La entrevista con el director del colegio nos puso más nerviosos que los exámenes frente a profesores ogros y despiadados. El hombre, serio y vestido de negro, escuchó nuestra propuesta sin emitir mueca ni sonido alguno, y chocamos de frente contra un paredón cuando quisimos romper el hielo acudiendo a la panza de Noe, que ya rozaba los ocho meses de embarazo, o con anécdotas graciosas de talleres pasados. Ni siquiera se inmutó ante el último pincelazo de pureza y de sentido común, pronunciado por una pioja que no se veía del piso. La niña increpó a Noe y señalando la panzota preguntó:
-¿Qué tienes ahí?
-Un bebé –Respondió Noe alegremente.
-¿Y por qué te lo comiste? -Refutó la chamaca súper enfadada.
Sin embargo –y sin sonrisas ni entusiasmo–, el hombre de negro confirmó los encuentros con los tres grupos de primaria para unos días después. Así sin más, nos despedimos seriamente y con una felicidad incontenible que reclamaba ver el exterior, pues con los talleres próximos pautados para celebrar el día del niño, rompíamos la racha de telefonazos, eternas caminatas y tocadas de timbre en vano, donde los hilos perdían sistemáticamente las batallas frente a las currículas, exámenes y vacaciones próximas.
Caímos a los pocos días al colegio El Nido cargados de hilos y nervios. Aruma ya pesaba unos tres kilos y la panza de Noe nos sacaba media cuadra de ventaja. Pero pusimos garras y buena onda y todo salió de maravillas gracias a la ayuda de las seños, que desanudaban manitos ansiosas y daban vida a peces, serruchos, caracoles y estrellas. El director, Leo, seguía de negro pero ya no importaba este detalle: al finalizar los talleres nos regaló sus primeras sonrisas.
Un mail llegó horas después. Sonia, maestra de los más pequeños y pareja de Leo, nos ofrecía su casa, la de Leo y todo lo imaginado. Como solemos hacer, agradecimos mucho y dijimos la verdad: nos da toda la pena del mundo. Pero con los mates llegó ropita para Aru, mantitas, el “huevito” y el asiento para la chiapaneca viajera.
Nueve días después cayó otro correo con la proposición de enredarnos con todas las mamás del colegio en su día. Setenta madres charlatanas y chistosas se portaron peor que los escuincles y armaron el taller más divertido en los ciento treinta que llevamos contabilizados en dos años. Amenazamos con ponerlas en penitencia si no cortaban el cotorreo y reímos, mucho. Y tejimos una linda mañana que finalizó con tamales y frijoles, atolitos y café, mientras ellas les presumían figuras a sus hijos que pispearon el taller por los ventanales del salón.

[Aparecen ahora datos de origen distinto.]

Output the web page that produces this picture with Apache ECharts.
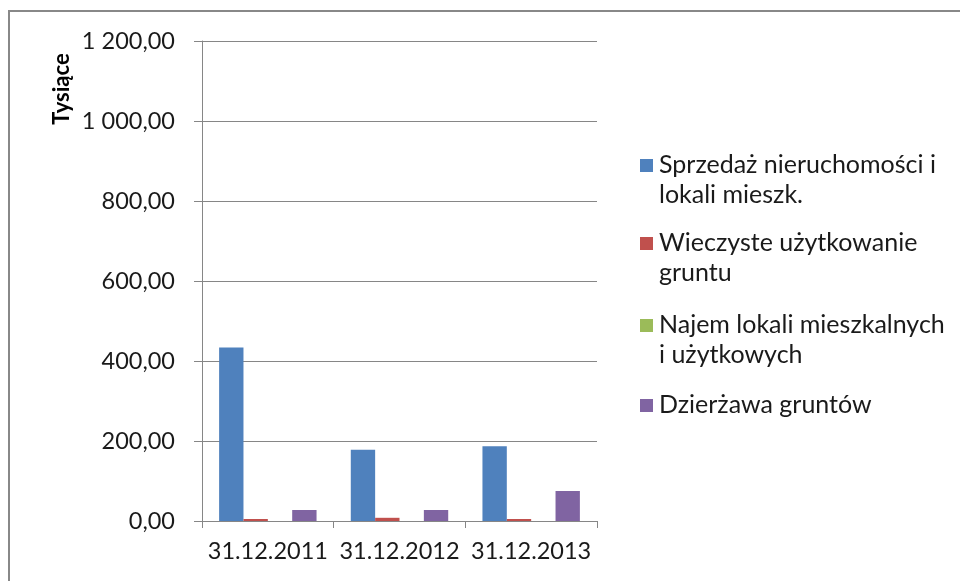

Fueron pasando las semanas entre charolas y flacas propinas así como las noches llenas de almohadas que nos iban quitando horas de sueño discretamente. Pasó también un pis en la madrugada que tomó la forma de una oración que permanecerá por siempre: “¡Gordi, creo que rompí bolsa!”. Un tímido sol que recién despertaba nos vio caminar de la mano la cuadra y media que nos separaba del sanatorio. Aru apareció con los ojos abiertos y bien hinchadita y con ella también apareció un amor único, inconmensurable. Un recientemente resuelto dilema de si la ecuación es cambio de pañal-teta-dormida (con el riesgo a caca en el último instante y por ende toda la fórmula nuevamente desde cero) o si es una teta-caca paciente-otra teta-dormida final, también fue protagonista de esas madrugadas, cuando un tercer mail confirmó el dicho de que “no hay dos sin tres”. Día del padre, mañana de hilos. ¿El desafío? Realizar figuras que no hayamos hecho en los talleres previos. Las dudas, tiempos y miedos pedían el rechazo total a la propuesta. El precio de los pañales y el pago de la renta reclamaban acción. Le aclaramos a Sonia y a Leo que desde hace diecinueve días el equipo está formado además por una chiapaneca, un huevito, pañalera y tetas all time. La respuesta de ellos ya la conocen. Rompimos la tradición mexicana de no sacar al bebé de la casa hasta los cuarenta días de nacido y nos fuimos con Aruma y todos los bártulos a aflojar a serios papás que miraban con desconfianza la dinámica del taller: trabajar de a dos jugando al “cuna de gato”. El resultado fue otra hermosa mañana de enredos, de charlas, de tamales y atoles, de quesadillas y frijolitos calientitos. Aruma dormía en su rebozo, y los niños nos felicitaban con genuina genuinidad el ser papás. Sus papás les explicaban ahora a ellos el cuna de gato. Sonia nos consentía y Leo reía. Como se ríe Aruma cada vez que le cambiamos el pañal en las madrugadas.